A bid for governor of California may establish former U.S. Treasury official Neel Kashkari as a credible candidate regardless of whether the Republican unseats Democrat Jerry Brown.
Kashkari, 40, who managed the $700 billion rescue of the U.S. banking system and has never waged a campaign, said yesterday he’ll seek to oust Brown, a veteran of more than four decade in politics whose approval is the highest since he returned to run the most populous U.S. state three years ago.
Kashkari’s announcement came the day before Brown delivered his annual state of the state speech, in which he vowed to place money in reserve. Not only is the incumbent credited with leading the state from a $26 billion deficit to a record surplus, but Kashkari faces an electorate in which Democrats outnumber Republicans 44 percent to 29 percent.
“Why is he running?” Sherry Bebitch Jeffe, a political scientist at the University of Southern California in Los Angeles, said of Kashkari. “Some of it may be to increase his visibility within the state Republican Party. He’ll get some name recognition out of this. He’ll be so much more appealing if known to moderates and independents.”

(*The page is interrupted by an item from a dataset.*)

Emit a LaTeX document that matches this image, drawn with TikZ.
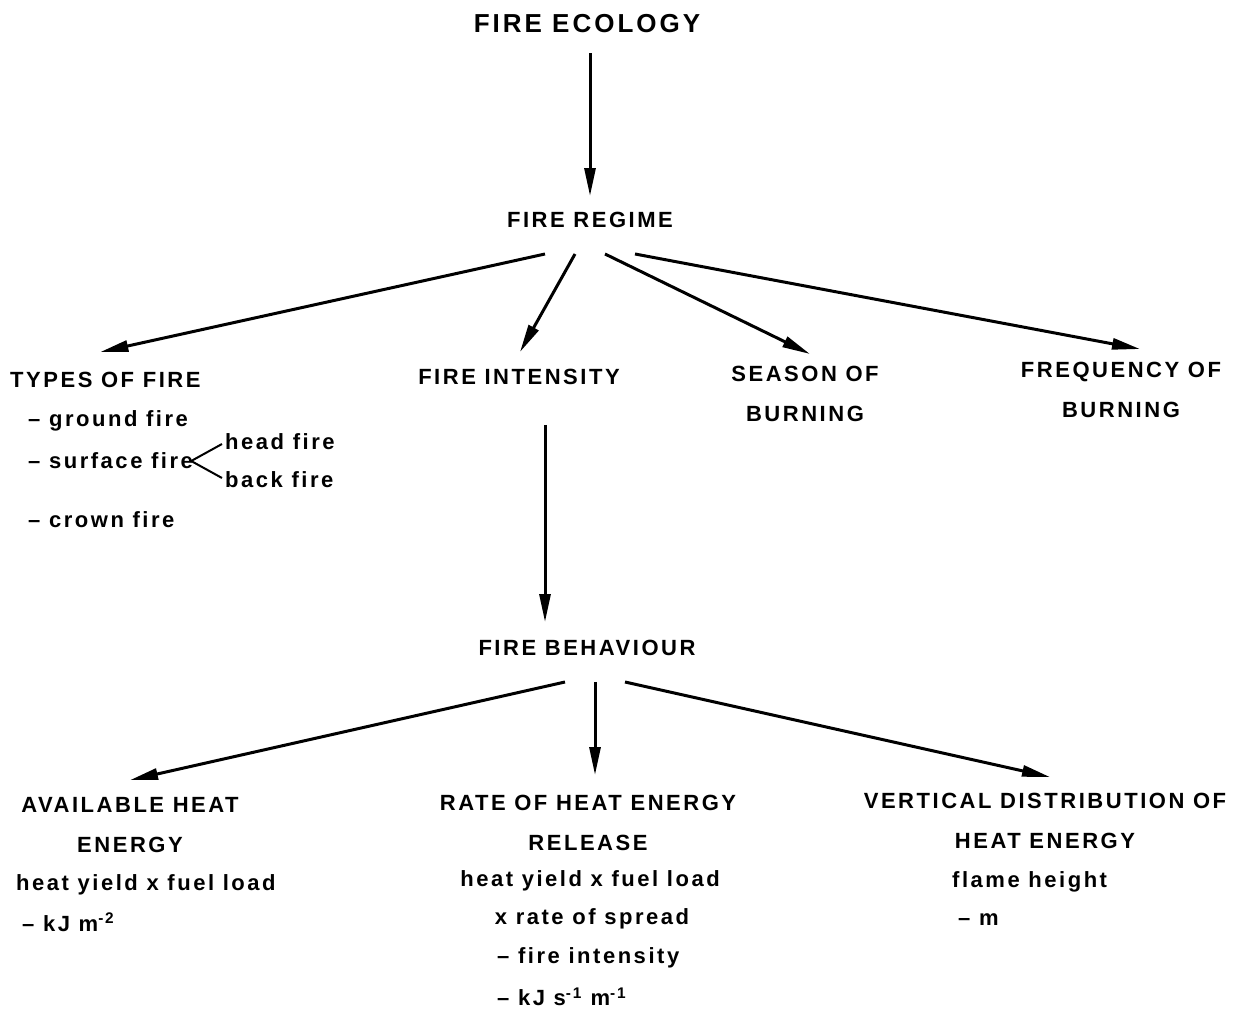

Kashkari joins Assemblyman Tim Donnelly, a favorite of the small-government Tea Party, in the Republican race to oust Brown, who has yet to declare his candidacy. If he does, all three would compete in an open primary June 3, where the top two vote-getters advance to the November general election, regardless of party.
Kashkari and Donnelly are new faces, said Ron Nehring, who led the California Republican Party from 2007 to 2011.
“Each candidate has unique obstacles to overcome,” Nehring said. “Neither one has run for statewide office, much less won statewide office.”
Kashkari has to show grassroots activists that he shares their values regardless of his support for abortion and gay marriage, and Donnelly has to show mainstream Republicans that he can win despite his positions on immigration and gun rights, Nehring said.
The GOP field “reflects the fact that the Republican Party in California is all but gone,” said Larry Gerston, who teaches political science at San Jose State University. “That’s not to say it won’t reappear in some form, but in 2014 it is not here.”
The last Republican to win the governor’s office was movie star Arnold Schwarzenegger, also a neophyte, who swept into Sacramento in 2003 on a wave of discontent over deficits and an electricity shortage.
Kashkari might build a base of disaffected Democrats, conservatives and young people who see the 75-year-old Brown as out of touch, Gerston said.
“You can begin to see the basis of a coalition,” he said.
Brown’s message to voters so far has been that he will restrain Democrats who want to spend the record surplus.
“Fiscal discipline is not the enemy of our democracy but its fundamental predicate,” Brown told lawmakers today in Sacramento, the capital. “We must spend with great prudence and we must establish a solid rainy-day fund, locked into the constitution.”
A Field Poll last month found that 52 percent of likely voters would back Brown in a June primary, while 9 percent would vote for Donnelly. Kashkari received support from 3 percent, with 25 percent undecided.
Kashkari spent the past year meeting with almost 700 potential donors from around the U.S. and sought advice on prisons, education and the economy from such Republican luminaries as former President George W. Bush, Texas Governor Rick Perry, Ohio Governor John Kasich, ex-Florida Governor Jeb Bush and Indiana Governor Mike Pence.
Kashkari said California’s leaders haven’t done enough to lower the state’s highest-in-the-nation poverty level, fix failing schools or help middle-class workers find jobs.
“I can’t believe our state is failing so many of our people,” Kashkari said during a speech in Sacramento yesterday. “We have to grow the economy and create jobs and give kids a good education, at the same time.”
Kashkari, who was born to Indian parents in Akron, Ohio, earned bachelor’s and master’s degrees in mechanical engineering from the University of Illinois at Urbana-Champaign, and a master’s in business administration from the Wharton School at the University of Pennsylvania.
A former Goldman Sachs Group Inc. vice president in San Francisco, Kashkari was 35 when then-Treasury Secretary Henry Paulson asked him to manage the federal government’s Troubled Asset Relief Program. Banks were on the brink of collapse after investing in risky derivatives, a disaster that could have led to a meltdown of the economy.
Kashkari, who is divorced, joined Pacific Investment Management Co. in Newport Beach, California, at the end of 2009, where he led the world’s largest bond fund’s expansion into equities. He left Pimco last year.
Kashkari, who has said he voted for President Barack Obama in 2008, favors the right of women to choose abortion and backs same-sex marriage. He is critical of Brown’s support for a $68 billion high-speed rail line and opposed Brown’s 2012 voter initiative that temporarily raised income and sales taxes.
Brown’s supporters already are using Kashkari’s job running TARP against him.
“It’s hard to imagine why someone with such a thin resume would think he’s qualified to be governor,” said Dan Newman, a Brown campaign adviser. “His one public-policy act was handing $700 billion to Wall Street banks.”